HIPAA Compliance does not equal network or data security. Both network and data security by most definitions focus on technical countermeasure and tools; HIPAA is much more policy and procedure based.
Compliance does not mean you automatically comply with Texas HB 300 (Texas Medical Privacy Law) or California Medical Privacy Laws and comes nowhere near addressing Florida’s FIPA Privacy Law; all three make the question of who needs to be; what it takes to be HIPAA compliant more complex; and more costly should you fail to meet compliance requirements and/or expands who is a BAA or changes reporting requirements or time tables.
HIPAA compliance is generally considered and refers to the adherence to or conforming to the provisions of the HIPAA Security Rule…77 sections of language that provide little clarification – Sec. 164.308 – Administrative safeguards, Sec. 164.310 – Physical safeguards Sec. 164.312 – Technical safeguards…with ambiguous language like “Protect against any reasonably anticipated uses or disclosures” or “Ensure compliance with this subpart by its workforce” or “Take all reasonable measure to ensure the security of data in transit” and terms like addressable which sounds optional but is mandatory.

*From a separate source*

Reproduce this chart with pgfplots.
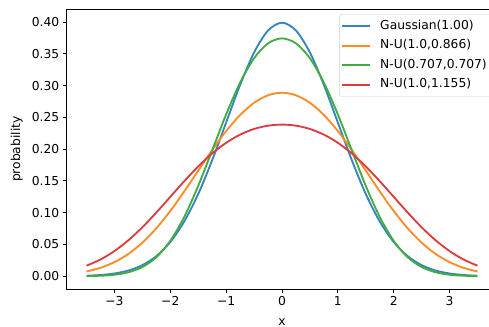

Compliance is tricky and very complex – that is why we employ a team of experienced auditors and security consultants to produce a HIPAA Compliance Assessment report and detailed Opinion report mapping out your adherence to the HIPAA Security rule, to what level and how to achieve complete compliance (remediation) or the likelihood of compromise should you choose to accept the risk.
Our reports will not have a gold or silver emblem of “HIPAA Compliance”, but they do contain detailed actionable information about your compliance level and the road map to reach you compliance goals.